Unit of Shoemaker That Supplies Adidas, Reebok Sees Delays After 6% Workers Quit
(Bloomberg) -- Pouyuen Vietnam, a unit of one of the world’s largest makers of athletic shoes, is struggling to meet orders after 6% of its workforce quit amid the nation’s worst Covid-19 virus outbreak, according to a post on the Ho Chi Minh City Communist Party Committee’s website.
The company, a subsidiary of Pou Chen Corp. that makes shoes for brands such as Adidas AG, Reebok International Ltd and Converse Inc. in Ho Chi Minh City, is seeing exports affected by production delays, according to the post, which cited Lu Chi Yuan, the unit’s director, during a visit to the plant by the city’s Party Chief Nguyen Van Nen on Tuesday. A representative of Pouyuen Vietnam confirmed the report.
The production problems come more than a month after the nation’s commercial hub and surrounding industrial provinces began lifting tough lockdowns that led to factory closures and other restrictions.

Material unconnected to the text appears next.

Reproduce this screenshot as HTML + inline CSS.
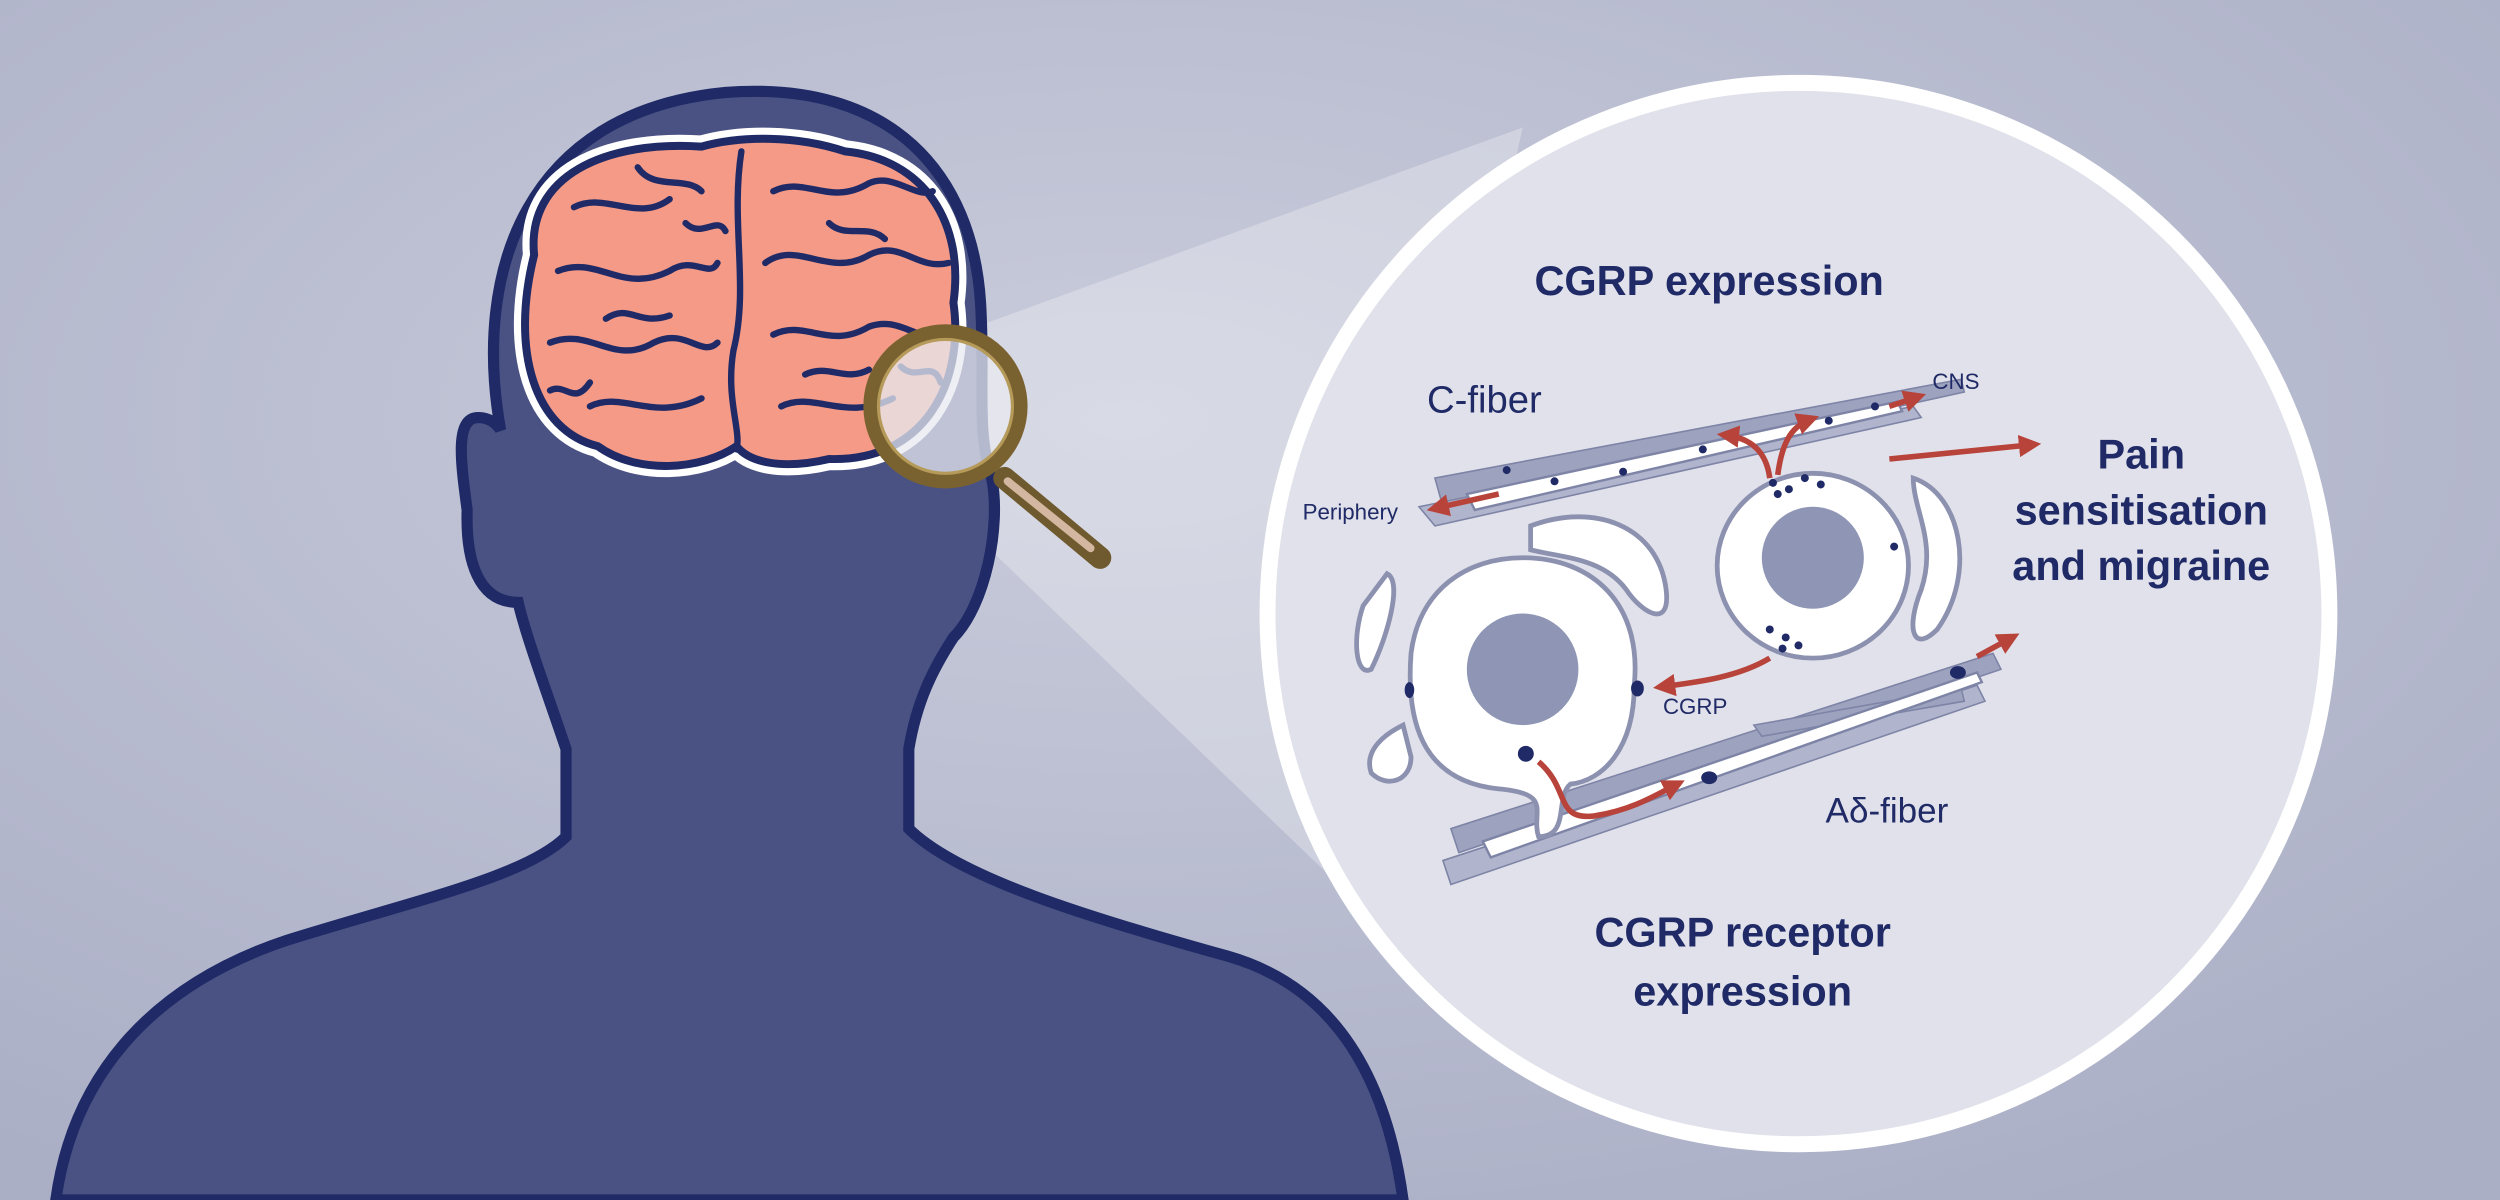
<!DOCTYPE html>
<html><head><meta charset="utf-8"><style>
html,body{margin:0;padding:0;width:2500px;height:1200px;overflow:hidden}
svg{display:block}
text{font-family:"Liberation Sans",Arial,sans-serif;fill:#1f2a66}
</style></head><body>
<svg width="2500" height="1200" viewBox="0 0 1568 753" preserveAspectRatio="none">
<defs>
<radialGradient id="bg" cx="0.45" cy="0.35" r="0.75">
<stop offset="0" stop-color="#c9ccdb"/><stop offset="1" stop-color="#abafc6"/>
</radialGradient>
<marker id="ar" markerWidth="4" markerHeight="4" refX="2.5" refY="2" orient="auto" markerUnits="strokeWidth">
<path d="M0,0 L4,2 L0,4 z" fill="#b8433a"/>
</marker>
</defs>
<rect width="1568" height="753" fill="url(#bg)"/>
<!-- light cone -->
<polygon points="585,215 955,80 850,565 590,315" fill="#ffffff" opacity="0.28"/>
<!-- head -->
<path d="M35,753 C45,680 90,620 180,590 C260,565 330,550 355,525 L355,470 C345,440 330,400 325,378 C300,378 292,352 293,320 C289,290 285,262 300,262 C310,262 314,270 314,270 C296,170 330,70 455,58 C560,50 610,110 615,190 C618,240 612,270 622,300 C628,330 618,380 598,400 C585,420 575,440 570,470 L570,520 C600,550 680,575 770,600 C840,620 870,680 880,753 Z" fill="#4a5283" stroke="#1f2a66" stroke-width="7"/>
<!-- brain -->
<g>
<path d="M335,160 C330,110 380,88 440,92 C465,85 500,85 530,95 C580,100 605,140 598,190 C605,240 580,290 520,288 C490,295 470,290 462,280 C440,295 400,298 375,280 C335,270 320,220 335,160 Z" fill="#f49a86" stroke="#fff" stroke-width="14"/>
<path d="M335,160 C330,110 380,88 440,92 C465,85 500,85 530,95 C580,100 605,140 598,190 C605,240 580,290 520,288 C490,295 470,290 462,280 C440,295 400,298 375,280 C335,270 320,220 335,160 Z" fill="#f49a86" stroke="#1f2a66" stroke-width="5"/>
<g fill="none" stroke="#1f2a66" stroke-width="4" stroke-linecap="round">
<path d="M465,95 C458,140 470,180 460,220 C455,250 465,270 462,282"/>
<path d="M360,130 C380,120 400,140 420,125 M350,170 C375,160 390,185 420,170 C435,160 445,175 450,165"/>
<path d="M345,215 C370,205 385,230 410,215 C430,205 440,225 450,215 M370,255 C390,245 410,265 440,250"/>
<path d="M400,105 C410,120 430,110 440,120 M380,200 C395,190 400,205 420,198"/>
<path d="M485,120 C505,110 520,130 545,115 C560,108 575,125 585,120 M480,165 C500,150 520,175 545,160 C565,150 575,170 595,165"/>
<path d="M485,210 C505,200 520,220 545,205 C565,198 575,215 590,210 M490,255 C510,245 530,265 560,250"/>
<path d="M520,140 C530,150 545,140 555,150 M505,235 C520,228 530,240 545,232"/>
<path d="M345,245 C355,240 360,255 370,240 M430,140 C440,150 450,135 455,145 M565,230 C575,240 585,225 590,240"/>
</g>
</g>
<!-- magnifier -->
<line x1="630" y1="300" x2="690" y2="350" stroke="#6e5a2e" stroke-width="14" stroke-linecap="round"/>
<line x1="632" y1="302" x2="684" y2="344" stroke="#d4b7a0" stroke-width="5" stroke-linecap="round"/>
<circle cx="593" cy="255" r="47" fill="#e8e9f0" fill-opacity="0.75" stroke="#7a6230" stroke-width="9"/>
<circle cx="593" cy="255" r="42" fill="none" stroke="#b59a5a" stroke-width="2"/>
<!-- big circle -->
<circle cx="1128" cy="385" r="333" fill="#e0e1ea" stroke="#fff" stroke-width="10"/>
<!-- fibers -->
<g fill="#9da2bf" stroke="#7e84a6" stroke-width="1">
<path d="M900,300 L1230,238 L1232,246 L905,318 Z"/>
<path d="M890,318 L1200,255 L1205,262 L900,330 Z" fill="#b0b4cc"/>
<path d="M910,520 L1250,410 L1255,420 L915,535 Z"/>
<path d="M905,540 L1240,430 L1245,440 L910,555 Z" fill="#b0b4cc"/>
<path d="M1100,455 L1230,432 L1232,440 L1105,462 Z"/>
</g>
<g fill="#fff" stroke="#7e84a6" stroke-width="1.5">
<path d="M920,310 L1190,252 L1193,258 L925,320 Z"/>
<path d="M930,528 L1240,422 L1243,428 L935,538 Z"/>
</g>
<!-- glia -->
<g fill="#fff" stroke="#8c91b0" stroke-width="3">
<path d="M960,330 C1000,315 1040,330 1045,370 C1048,395 1030,385 1020,370 C1005,350 980,350 960,345 Z"/>
<path d="M1200,300 C1230,310 1240,360 1215,395 C1200,410 1195,395 1205,370 C1215,340 1200,320 1200,300 Z"/>
<path d="M870,360 C880,365 870,400 860,420 C850,425 848,400 855,380 Z"/>
<path d="M880,455 C870,460 855,470 860,485 C870,495 885,490 885,475 Z"/>
</g>
<!-- cells -->
<ellipse cx="1137" cy="355" rx="60" ry="58" fill="#fff" stroke="#8c91b0" stroke-width="3"/>
<circle cx="1137" cy="350" r="32" fill="#8f96b5"/>
<path d="M955,350 C1000,350 1030,380 1025,430 C1025,470 1005,490 985,492 C975,500 985,525 965,525 C960,510 975,498 940,495 C890,490 882,450 885,410 C890,370 920,350 955,350 Z" fill="#fff" stroke="#8c91b0" stroke-width="3"/>
<circle cx="955" cy="420" r="35" fill="#8f96b5"/>
<!-- dots -->
<g fill="#1f2a66">
<circle cx="1112" cy="303" r="2.5"/><circle cx="1122" cy="307" r="2.5"/><circle cx="1132" cy="300" r="2.5"/><circle cx="1142" cy="304" r="2.5"/><circle cx="1115" cy="310" r="2.5"/>
<circle cx="1110" cy="395" r="2.5"/><circle cx="1120" cy="400" r="2.5"/><circle cx="1128" cy="405" r="2.5"/><circle cx="1118" cy="407" r="2.5"/><circle cx="1188" cy="343" r="2.5"/>
<circle cx="945" cy="295" r="2.5"/><circle cx="975" cy="302" r="2.5"/><circle cx="1018" cy="296" r="2.5"/><circle cx="1068" cy="282" r="2.5"/><circle cx="1147" cy="264" r="2.5"/><circle cx="1176" cy="255" r="2.5"/>
<ellipse cx="884" cy="433" rx="3" ry="5"/><ellipse cx="1027" cy="432" rx="4" ry="5"/><ellipse cx="957" cy="473" rx="5" ry="5"/><ellipse cx="1228" cy="422" rx="5" ry="4"/><ellipse cx="1072" cy="488" rx="5" ry="4"/>
</g>
<!-- arrows -->
<g fill="none" stroke="#b8433a" stroke-width="3.5" marker-end="url(#ar)">
<path d="M940,310 L900,319"/>
<path d="M1110,300 C1108,285 1100,275 1082,273"/>
<path d="M1115,298 C1118,275 1125,267 1136,263"/>
<path d="M1185,255 L1203,249"/>
<path d="M1185,288 L1275,279"/>
<path d="M1110,413 C1090,425 1065,428 1042,431"/>
<path d="M965,478 C985,495 975,515 1000,512 C1025,508 1040,498 1052,492"/>
<path d="M1240,412 L1262,400"/>
</g>
<!-- texts -->
<text x="1072" y="185" font-size="26" font-weight="bold" text-anchor="middle">CGRP expression</text>
<text x="895" y="259" font-size="24">C-fiber</text>
<text x="1212" y="244" font-size="14">CNS</text>
<text x="817" y="326" font-size="14">Periphery</text>
<text x="1343" y="294" font-size="26" font-weight="bold" text-anchor="middle">Pain</text>
<text x="1343" y="329" font-size="26" font-weight="bold" text-anchor="middle">sensitisation</text>
<text x="1343" y="364" font-size="26" font-weight="bold" text-anchor="middle">and migraine</text>
<text x="1043" y="448" font-size="14">CGRP</text>
<text x="1145" y="516" font-size="22">Aδ-fiber</text>
<text x="1093" y="594" font-size="26" font-weight="bold" text-anchor="middle">CGRP receptor</text>
<text x="1093" y="631" font-size="26" font-weight="bold" text-anchor="middle">expression</text>
</svg>
</body></html>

The American Apparel & Footwear Association, which represents more than 1,000 brands, is urging the Biden administration to step up vaccine donations to Vietnam after the U.S. has given the Southeast Asian country more than 15 million doses that reach “barely 5% of the population,” Stephen Lamar, the group’s president and CEO, said in an email. Vietnam is the second-largest supplier of apparel, footwear, and travel goods to the U.S. after China, he said.
Thirty-one percent of Vietnam’s population is fully vaccinated, according to the health ministry.
The U.S. has committed more than $30.2 million in COVID-19 related assistance to the country since the beginning of the pandemic, according to the website of the U.S. Embassy in Vietnam. Vietnam is a “leading recipient” of donated U.S. vaccine doses, the embassy said in an Oct. 25 statement.